Charts and diagrams as code:
————————

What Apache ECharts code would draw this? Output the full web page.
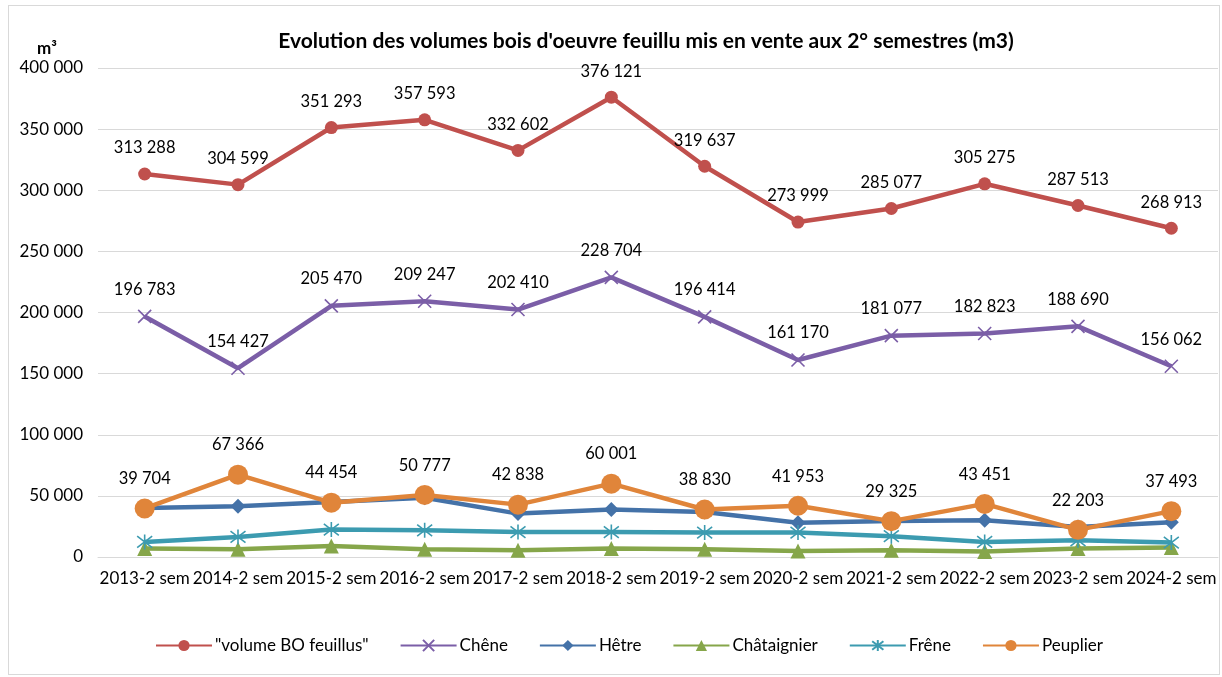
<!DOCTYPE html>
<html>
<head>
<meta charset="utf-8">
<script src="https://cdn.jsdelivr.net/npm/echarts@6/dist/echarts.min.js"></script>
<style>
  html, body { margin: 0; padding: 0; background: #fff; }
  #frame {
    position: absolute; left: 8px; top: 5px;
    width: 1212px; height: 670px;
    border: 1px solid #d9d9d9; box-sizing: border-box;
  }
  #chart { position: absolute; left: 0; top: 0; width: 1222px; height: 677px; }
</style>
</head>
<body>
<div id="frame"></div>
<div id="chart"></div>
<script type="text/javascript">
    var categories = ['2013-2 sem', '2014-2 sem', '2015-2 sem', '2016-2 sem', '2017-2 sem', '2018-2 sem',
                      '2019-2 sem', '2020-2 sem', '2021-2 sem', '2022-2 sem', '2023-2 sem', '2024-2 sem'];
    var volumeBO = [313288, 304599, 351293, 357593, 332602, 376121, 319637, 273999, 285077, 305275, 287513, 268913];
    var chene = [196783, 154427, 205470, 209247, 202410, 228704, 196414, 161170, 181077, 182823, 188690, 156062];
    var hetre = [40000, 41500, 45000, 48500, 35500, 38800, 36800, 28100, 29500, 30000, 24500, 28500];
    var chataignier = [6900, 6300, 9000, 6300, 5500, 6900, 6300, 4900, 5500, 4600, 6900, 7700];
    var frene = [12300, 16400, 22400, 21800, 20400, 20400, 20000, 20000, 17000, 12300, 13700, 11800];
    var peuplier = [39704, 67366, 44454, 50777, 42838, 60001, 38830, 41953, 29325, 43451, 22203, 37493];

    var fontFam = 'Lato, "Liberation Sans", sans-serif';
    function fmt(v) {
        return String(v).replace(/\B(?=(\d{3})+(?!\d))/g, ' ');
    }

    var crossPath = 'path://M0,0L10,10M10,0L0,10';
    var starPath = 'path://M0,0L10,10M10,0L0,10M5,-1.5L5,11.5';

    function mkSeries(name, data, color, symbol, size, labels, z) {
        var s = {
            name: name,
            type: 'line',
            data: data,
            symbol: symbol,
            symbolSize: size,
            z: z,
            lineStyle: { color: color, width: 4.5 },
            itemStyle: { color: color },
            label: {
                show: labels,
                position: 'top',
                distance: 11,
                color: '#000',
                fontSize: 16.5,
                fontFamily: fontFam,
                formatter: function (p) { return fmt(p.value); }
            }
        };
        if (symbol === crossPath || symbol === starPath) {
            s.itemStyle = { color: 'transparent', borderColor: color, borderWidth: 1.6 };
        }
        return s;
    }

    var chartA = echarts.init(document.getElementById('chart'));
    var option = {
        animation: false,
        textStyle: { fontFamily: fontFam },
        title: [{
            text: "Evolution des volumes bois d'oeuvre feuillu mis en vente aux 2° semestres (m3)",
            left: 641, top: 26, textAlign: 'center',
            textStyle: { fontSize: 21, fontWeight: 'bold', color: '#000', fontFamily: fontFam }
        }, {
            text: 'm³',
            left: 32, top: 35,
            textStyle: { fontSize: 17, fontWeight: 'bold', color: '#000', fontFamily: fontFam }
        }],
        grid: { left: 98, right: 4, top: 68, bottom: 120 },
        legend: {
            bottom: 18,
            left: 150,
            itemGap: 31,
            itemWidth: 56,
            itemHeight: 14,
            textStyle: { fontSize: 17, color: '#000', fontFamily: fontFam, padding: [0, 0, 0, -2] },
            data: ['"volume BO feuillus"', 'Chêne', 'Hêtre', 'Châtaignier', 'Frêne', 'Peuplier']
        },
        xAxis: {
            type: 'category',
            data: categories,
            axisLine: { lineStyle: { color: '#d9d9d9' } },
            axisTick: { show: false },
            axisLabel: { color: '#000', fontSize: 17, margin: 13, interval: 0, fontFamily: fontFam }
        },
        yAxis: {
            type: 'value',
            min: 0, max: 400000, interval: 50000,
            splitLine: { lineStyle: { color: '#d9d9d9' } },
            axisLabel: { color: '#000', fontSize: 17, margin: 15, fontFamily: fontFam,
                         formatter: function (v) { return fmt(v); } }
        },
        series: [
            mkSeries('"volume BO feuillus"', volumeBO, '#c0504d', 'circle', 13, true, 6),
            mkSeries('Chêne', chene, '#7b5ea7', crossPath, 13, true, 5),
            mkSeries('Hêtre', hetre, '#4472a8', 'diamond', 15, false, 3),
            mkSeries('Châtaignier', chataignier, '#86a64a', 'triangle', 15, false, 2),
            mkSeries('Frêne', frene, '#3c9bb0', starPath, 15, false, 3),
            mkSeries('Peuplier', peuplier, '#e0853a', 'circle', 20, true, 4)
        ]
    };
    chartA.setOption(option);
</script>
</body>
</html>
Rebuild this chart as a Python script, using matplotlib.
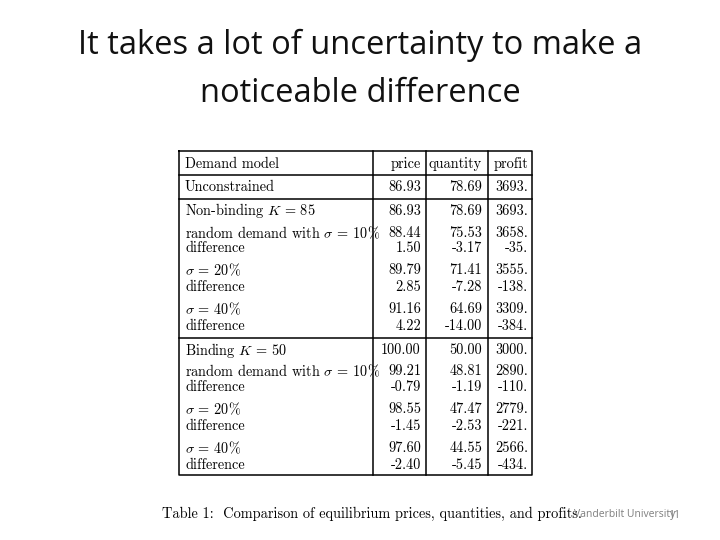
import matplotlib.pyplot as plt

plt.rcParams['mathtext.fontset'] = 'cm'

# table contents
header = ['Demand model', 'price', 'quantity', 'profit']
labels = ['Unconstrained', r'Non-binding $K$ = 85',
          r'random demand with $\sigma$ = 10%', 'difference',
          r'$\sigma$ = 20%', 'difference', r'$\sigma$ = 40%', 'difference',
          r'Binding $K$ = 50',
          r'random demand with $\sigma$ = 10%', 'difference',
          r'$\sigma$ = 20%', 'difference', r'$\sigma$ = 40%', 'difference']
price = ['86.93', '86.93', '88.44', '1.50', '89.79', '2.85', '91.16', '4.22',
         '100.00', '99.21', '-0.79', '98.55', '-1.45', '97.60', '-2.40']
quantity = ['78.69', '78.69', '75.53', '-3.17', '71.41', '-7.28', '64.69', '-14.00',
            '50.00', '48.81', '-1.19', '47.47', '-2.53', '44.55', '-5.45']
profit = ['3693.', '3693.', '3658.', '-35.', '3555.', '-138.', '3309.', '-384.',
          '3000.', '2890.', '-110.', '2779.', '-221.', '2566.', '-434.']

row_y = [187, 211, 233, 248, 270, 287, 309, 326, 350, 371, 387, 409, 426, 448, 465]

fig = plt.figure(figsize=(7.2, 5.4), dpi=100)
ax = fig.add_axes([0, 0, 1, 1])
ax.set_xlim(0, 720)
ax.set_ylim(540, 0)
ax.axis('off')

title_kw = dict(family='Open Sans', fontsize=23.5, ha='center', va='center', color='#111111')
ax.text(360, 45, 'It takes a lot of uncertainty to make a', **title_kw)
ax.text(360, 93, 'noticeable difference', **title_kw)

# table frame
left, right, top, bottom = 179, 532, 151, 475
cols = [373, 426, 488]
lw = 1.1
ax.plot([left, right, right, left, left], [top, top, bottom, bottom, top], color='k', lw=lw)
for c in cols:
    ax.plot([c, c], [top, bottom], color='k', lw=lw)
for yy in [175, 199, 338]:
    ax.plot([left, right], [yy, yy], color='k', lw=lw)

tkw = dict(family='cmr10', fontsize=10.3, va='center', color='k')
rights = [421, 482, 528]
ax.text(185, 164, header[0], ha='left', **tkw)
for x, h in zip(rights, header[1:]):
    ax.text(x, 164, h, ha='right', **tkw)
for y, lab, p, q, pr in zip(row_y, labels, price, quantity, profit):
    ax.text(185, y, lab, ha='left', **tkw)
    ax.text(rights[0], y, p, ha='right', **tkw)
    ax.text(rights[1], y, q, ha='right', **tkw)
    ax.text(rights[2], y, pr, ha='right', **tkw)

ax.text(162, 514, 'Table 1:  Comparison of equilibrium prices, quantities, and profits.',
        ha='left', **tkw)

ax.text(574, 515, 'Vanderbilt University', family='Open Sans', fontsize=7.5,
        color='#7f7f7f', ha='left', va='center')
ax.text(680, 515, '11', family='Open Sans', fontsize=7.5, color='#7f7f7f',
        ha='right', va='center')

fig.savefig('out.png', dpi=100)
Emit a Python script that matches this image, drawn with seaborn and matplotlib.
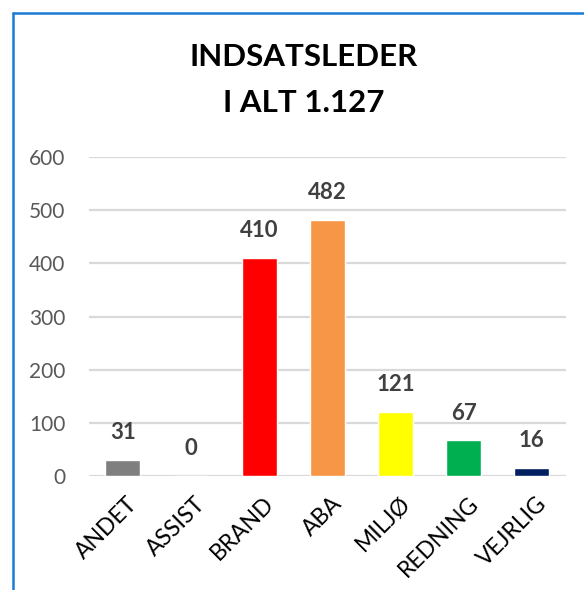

————————

**TASK TO COMPLETE**
Repeat the entries exactly. Pictures are excluded from the copy.

**SOLUTION**
What Apache ECharts code would draw this? Output the full web page.
<!DOCTYPE html>
<html>
<head>
<meta charset="utf-8">
<script src="https://cdn.jsdelivr.net/npm/echarts@6/dist/echarts.min.js"></script>
<style>
  html, body { margin: 0; padding: 0; background: #fff; }
  #frame {
    position: absolute; left: 8px; top: 5px;
    width: 1212px; height: 670px;
    border: 1px solid #d9d9d9; box-sizing: border-box;
  }
  #chart { position: absolute; left: 0; top: 0; width: 1222px; height: 677px; }
</style>
</head>
<body>
<div id="frame"></div>
<div id="chart"></div>
<script type="text/javascript">
    var categories = ['2013-2 sem', '2014-2 sem', '2015-2 sem', '2016-2 sem', '2017-2 sem', '2018-2 sem',
                      '2019-2 sem', '2020-2 sem', '2021-2 sem', '2022-2 sem', '2023-2 sem', '2024-2 sem'];
    var volumeBO = [313288, 304599, 351293, 357593, 332602, 376121, 319637, 273999, 285077, 305275, 287513, 268913];
    var chene = [196783, 154427, 205470, 209247, 202410, 228704, 196414, 161170, 181077, 182823, 188690, 156062];
    var hetre = [40000, 41500, 45000, 48500, 35500, 38800, 36800, 28100, 29500, 30000, 24500, 28500];
    var chataignier = [6900, 6300, 9000, 6300, 5500, 6900, 6300, 4900, 5500, 4600, 6900, 7700];
    var frene = [12300, 16400, 22400, 21800, 20400, 20400, 20000, 20000, 17000, 12300, 13700, 11800];
    var peuplier = [39704, 67366, 44454, 50777, 42838, 60001, 38830, 41953, 29325, 43451, 22203, 37493];

    var fontFam = 'Lato, "Liberation Sans", sans-serif';
    function fmt(v) {
        return String(v).replace(/\B(?=(\d{3})+(?!\d))/g, ' ');
    }

    var crossPath = 'path://M0,0L10,10M10,0L0,10';
    var starPath = 'path://M0,0L10,10M10,0L0,10M5,-1.5L5,11.5';

    function mkSeries(name, data, color, symbol, size, labels, z) {
        var s = {
            name: name,
            type: 'line',
            data: data,
            symbol: symbol,
            symbolSize: size,
            z: z,
            lineStyle: { color: color, width: 4.5 },
            itemStyle: { color: color },
            label: {
                show: labels,
                position: 'top',
                distance: 11,
                color: '#000',
                fontSize: 16.5,
                fontFamily: fontFam,
                formatter: function (p) { return fmt(p.value); }
            }
        };
        if (symbol === crossPath || symbol === starPath) {
            s.itemStyle = { color: 'transparent', borderColor: color, borderWidth: 1.6 };
        }
        return s;
    }

    var chartA = echarts.init(document.getElementById('chart'));
    var option = {
        animation: false,
        textStyle: { fontFamily: fontFam },
        title: [{
            text: "Evolution des volumes bois d'oeuvre feuillu mis en vente aux 2° semestres (m3)",
            left: 641, top: 26, textAlign: 'center',
            textStyle: { fontSize: 21, fontWeight: 'bold', color: '#000', fontFamily: fontFam }
        }, {
            text: 'm³',
            left: 32, top: 35,
            textStyle: { fontSize: 17, fontWeight: 'bold', color: '#000', fontFamily: fontFam }
        }],
        grid: { left: 98, right: 4, top: 68, bottom: 120 },
        legend: {
            bottom: 18,
            left: 150,
            itemGap: 31,
            itemWidth: 56,
            itemHeight: 14,
            textStyle: { fontSize: 17, color: '#000', fontFamily: fontFam, padding: [0, 0, 0, -2] },
            data: ['"volume BO feuillus"', 'Chêne', 'Hêtre', 'Châtaignier', 'Frêne', 'Peuplier']
        },
        xAxis: {
            type: 'category',
            data: categories,
            axisLine: { lineStyle: { color: '#d9d9d9' } },
            axisTick: { show: false },
            axisLabel: { color: '#000', fontSize: 17, margin: 13, interval: 0, fontFamily: fontFam }
        },
        yAxis: {
            type: 'value',
            min: 0, max: 400000, interval: 50000,
            splitLine: { lineStyle: { color: '#d9d9d9' } },
            axisLabel: { color: '#000', fontSize: 17, margin: 15, fontFamily: fontFam,
                         formatter: function (v) { return fmt(v); } }
        },
        series: [
            mkSeries('"volume BO feuillus"', volumeBO, '#c0504d', 'circle', 13, true, 6),
            mkSeries('Chêne', chene, '#7b5ea7', crossPath, 13, true, 5),
            mkSeries('Hêtre', hetre, '#4472a8', 'diamond', 15, false, 3),
            mkSeries('Châtaignier', chataignier, '#86a64a', 'triangle', 15, false, 2),
            mkSeries('Frêne', frene, '#3c9bb0', starPath, 15, false, 3),
            mkSeries('Peuplier', peuplier, '#e0853a', 'circle', 20, true, 4)
        ]
    };
    chartA.setOption(option);
</script>
</body>
</html>
Rebuild this chart as a Python script, using matplotlib.
import matplotlib.pyplot as plt

plt.rcParams['mathtext.fontset'] = 'cm'

# table contents
header = ['Demand model', 'price', 'quantity', 'profit']
labels = ['Unconstrained', r'Non-binding $K$ = 85',
          r'random demand with $\sigma$ = 10%', 'difference',
          r'$\sigma$ = 20%', 'difference', r'$\sigma$ = 40%', 'difference',
          r'Binding $K$ = 50',
          r'random demand with $\sigma$ = 10%', 'difference',
          r'$\sigma$ = 20%', 'difference', r'$\sigma$ = 40%', 'difference']
price = ['86.93', '86.93', '88.44', '1.50', '89.79', '2.85', '91.16', '4.22',
         '100.00', '99.21', '-0.79', '98.55', '-1.45', '97.60', '-2.40']
quantity = ['78.69', '78.69', '75.53', '-3.17', '71.41', '-7.28', '64.69', '-14.00',
            '50.00', '48.81', '-1.19', '47.47', '-2.53', '44.55', '-5.45']
profit = ['3693.', '3693.', '3658.', '-35.', '3555.', '-138.', '3309.', '-384.',
          '3000.', '2890.', '-110.', '2779.', '-221.', '2566.', '-434.']

row_y = [187, 211, 233, 248, 270, 287, 309, 326, 350, 371, 387, 409, 426, 448, 465]

fig = plt.figure(figsize=(7.2, 5.4), dpi=100)
ax = fig.add_axes([0, 0, 1, 1])
ax.set_xlim(0, 720)
ax.set_ylim(540, 0)
ax.axis('off')

title_kw = dict(family='Open Sans', fontsize=23.5, ha='center', va='center', color='#111111')
ax.text(360, 45, 'It takes a lot of uncertainty to make a', **title_kw)
ax.text(360, 93, 'noticeable difference', **title_kw)

# table frame
left, right, top, bottom = 179, 532, 151, 475
cols = [373, 426, 488]
lw = 1.1
ax.plot([left, right, right, left, left], [top, top, bottom, bottom, top], color='k', lw=lw)
for c in cols:
    ax.plot([c, c], [top, bottom], color='k', lw=lw)
for yy in [175, 199, 338]:
    ax.plot([left, right], [yy, yy], color='k', lw=lw)

tkw = dict(family='cmr10', fontsize=10.3, va='center', color='k')
rights = [421, 482, 528]
ax.text(185, 164, header[0], ha='left', **tkw)
for x, h in zip(rights, header[1:]):
    ax.text(x, 164, h, ha='right', **tkw)
for y, lab, p, q, pr in zip(row_y, labels, price, quantity, profit):
    ax.text(185, y, lab, ha='left', **tkw)
    ax.text(rights[0], y, p, ha='right', **tkw)
    ax.text(rights[1], y, q, ha='right', **tkw)
    ax.text(rights[2], y, pr, ha='right', **tkw)

ax.text(162, 514, 'Table 1:  Comparison of equilibrium prices, quantities, and profits.',
        ha='left', **tkw)

ax.text(574, 515, 'Vanderbilt University', family='Open Sans', fontsize=7.5,
        color='#7f7f7f', ha='left', va='center')
ax.text(680, 515, '11', family='Open Sans', fontsize=7.5, color='#7f7f7f',
        ha='right', va='center')

fig.savefig('out.png', dpi=100)
Emit a Python script that matches this image, drawn with seaborn and matplotlib.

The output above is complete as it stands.